Death and taxes. Long drives and plenty of snacks. Spousal trusts and estate planning.


What do these things have in common? For better or for worse, they go together—and when you plan for them in advance, it’s better for you and your passengers.


When planning your estate, spousal trusts ensure that your spouse or common-law partner will be looked after in the event of your passing, regardless of their capacity, or the demands of other beneficiaries.


Why a spousal trust?


1. Save money!


There are no capital gains on assets transferred to or held in a spousal trust for the duration of the surviving spouse’s lifetime. Probate taxes may be payable upon transfer to the trust, however, they are not payable again on the surviving spouse's death, but rather flow through the trust.

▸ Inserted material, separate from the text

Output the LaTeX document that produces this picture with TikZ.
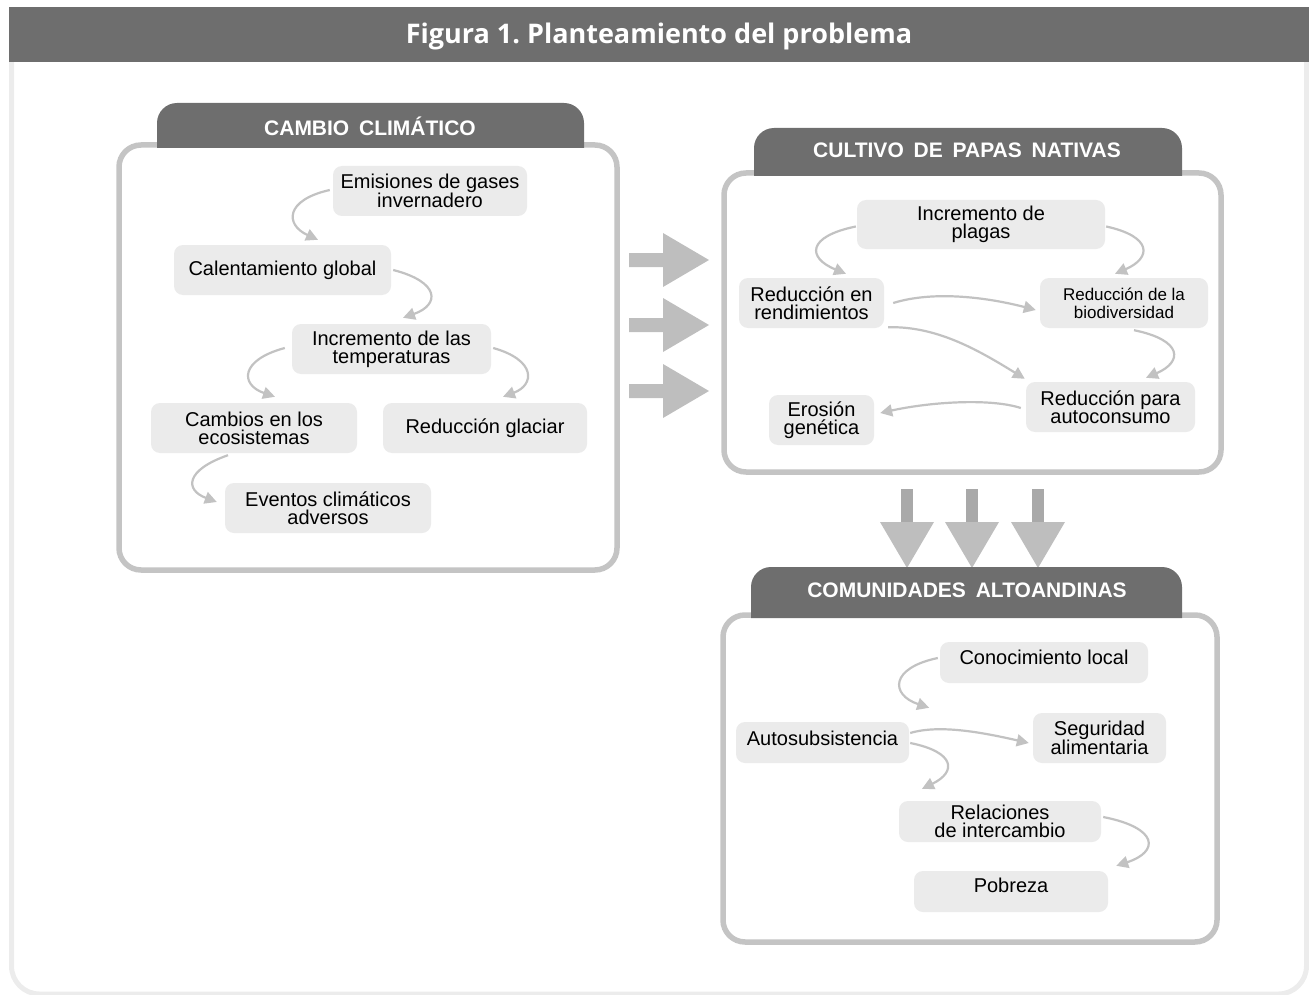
\documentclass[tikz,border=0pt]{standalone}
\usepackage{fontspec}
\setmainfont{Liberation Sans}
\newfontfamily\titlefont{Open Sans}
\usetikzlibrary{arrows.meta,calc}
\definecolor{tabgray}{HTML}{6E6E6E}
\definecolor{framegray}{HTML}{C4C4C4}
\definecolor{boxgray}{HTML}{EBEBEB}
\definecolor{arrowgray}{HTML}{C2C2C2}
\definecolor{bigarrow}{HTML}{BEBEBE}
\definecolor{shaftgray}{HTML}{A9A9A9}
\definecolor{pageline}{HTML}{ECECEC}
\frenchspacing
\newcommand\upby[2]{\raisebox{#1}[\height][\depth]{#2}}
\newcommand\mytab[4]{% x1, x2, ytop, ybottom
  \fill[tabgray] (#1,#4) -- (#1,#3+20) arc[start angle=180,end angle=270,radius=20]
    -- (#2-20,#3) arc[start angle=270,end angle=360,radius=20] -- (#2,#4) -- cycle;}
\begin{document}
\begin{tikzpicture}[x=1pt,y=-1pt,
  box/.style={fill=boxgray, rounded corners=9pt, inner sep=0pt, align=center,
    font=\fontsize{20}{18}\selectfont, text=black},
  smallbox/.style={box, font=\fontsize{17}{18}\selectfont},
  frame/.style={draw=framegray, line width=5.5pt, rounded corners=22pt, fill=white},
  tabtext/.style={text=white, font=\fontsize{21}{24}\selectfont\bfseries, inner sep=0pt},
  conn/.style={draw=arrowgray, line width=2.2pt, -{Triangle[length=12pt,width=12pt]}},
  rightarrow/.style={fill=bigarrow},
  shaft/.style={fill=shaftgray},
]
\useasboundingbox (0,0) rectangle (1309,995);
% page frame and title
\draw[pageline, line width=5pt, rounded corners=28pt] (11.5,62) -- (11.5,994) -- (1306.5,994) -- (1306.5,62);
\fill[tabgray] (9,7) rectangle (1309,62);
\node[text=white, font=\titlefont\fontsize{27}{32}\selectfont\bfseries, inner sep=0pt] (title) at (659,36) {Figura 1. Planteamiento del problema};

% ---------- Section 1 ----------
\path[frame] (119,145) rectangle (617,570);
\mytab{157}{584}{103}{148}
\node[tabtext] (tab1) at (370,126) {CAMBIO\hspace{4pt} CLIMÁTICO};
\node[box, minimum width=194, minimum height=50] (emis) at (430,191) {Emisiones de gases\\invernadero};
\node[box, minimum width=217, minimum height=50] (calent) at (282.5,270) {Calentamiento global};
\node[box, minimum width=199, minimum height=50] (incr) at (391.5,349) {Incremento de las\\temperaturas};
\node[box, minimum width=206, minimum height=50] (cambios) at (254,428) {Cambios en los\\ecosistemas};
\node[box, minimum width=204, minimum height=50] (glaciar) at (485,428) {Reducción glaciar};
\node[box, minimum width=206, minimum height=50] (eventos) at (328,508) {Eventos climáticos\\adversos};

\draw[conn] ($(emis.west)+(-3,-1)$) .. controls +(-45,10) and +(-33,-15) .. ($(calent.north)+(35.5,-5)$);
\draw[conn] ($(calent.east)+(2,0)$) .. controls +(47,12) and +(37,-13) .. ($(incr.north)+(11.5,-6)$);
\draw[conn] ($(incr.west)+(-7,-1)$) .. controls +(-45,12) and +(-35,-12) .. ($(cambios.north)+(21,-6)$);
\draw[conn] ($(incr.east)+(2,-1)$) .. controls +(43,12) and +(32,-12) .. ($(glaciar.north)+(18,-6)$);
\draw[conn] ($(cambios.south)+(-26,2)$) .. controls +(-43,15) and +(-32,-12) .. ($(eventos.west)+(-8,-6)$);

% ---------- big right arrows ----------
\foreach \c in {260,325,391}{
  \fill[rightarrow] (629,\c-7) -- (663,\c-7) -- (663,\c-27) -- (709,\c) -- (663,\c+27) -- (663,\c+7) -- (629,\c+7) -- cycle;
}

% ---------- Section 2 ----------
\path[frame] (724,173) rectangle (1221,472);
\mytab{754}{1182}{128}{176}
\node[tabtext] (tab2) at (967,150) {CULTIVO\hspace{4pt} DE\hspace{4pt} PAPAS\hspace{4pt} NATIVAS};
\node[box, minimum width=248, minimum height=49] (plagas) at (981,224.5) {Incremento de\\plagas};
\node[box, minimum width=145, minimum height=50] (rend) at (811.5,303) {Reducción en\\rendimientos};
\node[smallbox, minimum width=168, minimum height=50] (biod) at (1124,303) {Reducción de la\\biodiversidad};
\node[box, minimum width=169, minimum height=50] (autoc) at (1110.5,407) {Reducción para\\autoconsumo};
\node[box, minimum width=105, minimum height=50] (eros) at (821.5,420) {Erosión\\genética};

\draw[conn] ($(plagas.west)+(-1,2)$) .. controls +(-49,10) and +(-39,-16) .. ($(rend.north)+(34.5,-4)$);
\draw[conn] ($(plagas.east)+(1,2)$) .. controls +(46,10) and +(37,-16) .. ($(biod.north)+(-9,-4)$);
\draw[conn] ($(rend.east)+(9,0)$) .. controls +(42,-13) and +(-46,-12) .. ($(biod.west)+(-4,7)$);
\draw[conn] ($(rend.south east)+(4,-1)$) .. controls +(47,-1) and +(-50,-31) .. ($(autoc.north west)+(-1,-3)$);
\draw[conn] ($(biod.south)+(10,2)$) .. controls +(49,10) and +(37,-16) .. ($(autoc.north)+(35.5,-4)$);
\draw[conn] ($(autoc.west)+(-5,1)$) .. controls +(-31,-10) and +(50,-11) .. ($(eros.east)+(6,-7)$);

% ---------- big down arrows ----------
\foreach \c in {907,972,1038}{
  \fill[shaft] (\c-6,489) rectangle (\c+6,523);
  \fill[rightarrow] (\c-27,522) -- (\c+27,522) -- (\c,568) -- cycle;
}

% ---------- Section 3 ----------
\path[frame] (723,615) rectangle (1217,942);
\mytab{751}{1182}{567}{618}
\node[tabtext] (tab3) at (967,590) {COMUNIDADES\hspace{4pt} ALTOANDINAS};
\node[box, minimum width=208, minimum height=41] (conoc) at (1044,662.5) {\upby{5pt}{Conocimiento local}};
\node[box, minimum width=173, minimum height=41] (autosub) at (822.5,742.5) {\upby{4pt}{Autosubsistencia}};
\node[box, minimum width=133, minimum height=50] (segur) at (1099.5,738) {Seguridad\\alimentaria};
\node[box, minimum width=202, minimum height=41] (relac) at (1000,821.5) {Relaciones\\de intercambio};
\node[box, minimum width=194, minimum height=41] (pobreza) at (1011,891.5) {\upby{6pt}{Pobreza}};

\draw[conn] ($(conoc.west)+(-2,-4.5)$) .. controls +(-48,10) and +(-39,-13) .. ($(autosub.north east)+(20,-14)$);
\draw[conn] ($(autosub.east)+(1,-9.5)$) .. controls +(30,-9) and +(-44,-10) .. ($(segur.west)+(-4,5)$);
\draw[conn] ($(autosub.east)+(1,0.5)$) .. controls +(45,9) and +(35,-17) .. ($(relac.north)+(-78,-12)$);
\draw[conn] ($(relac.east)+(2,-4.5)$) .. controls +(56,11) and +(43,-14) .. ($(pobreza.north east)+(8,-5)$);
\end{tikzpicture}
\end{document}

2. Manage how your assets will be used.


Spousal trusts can include conditions that outline specifically how the assets in trust can be used. If there are other trustees who may be managing your assets after you die, this ensures that your spouse can use the assets for their own benefit, separately from other assets managed by your trustees, but the capital value can be protected for your future beneficiaries.


3. Peace of mind for your beneficiaries.


When you create a spousal trust, the assets held in trust remain a part of your estate even after your passing. This means that when your spouse dies, these assets will go to the beneficiaries you have designated, rather than your spouse’s estate. This may be especially important for blended families, or families with children from different marriages: if you want your family home to be used first by your current spouse, and then your children from a prior relationship, your family would benefit from a spousal trust.


Spousal trusts provide additional certainty on how your assets will be managed, and who will benefit from them. To leave your family with the clearest roadmap after your passing, consider reaching out to an estate planning lawyer to investigate whether this strategy is right for you.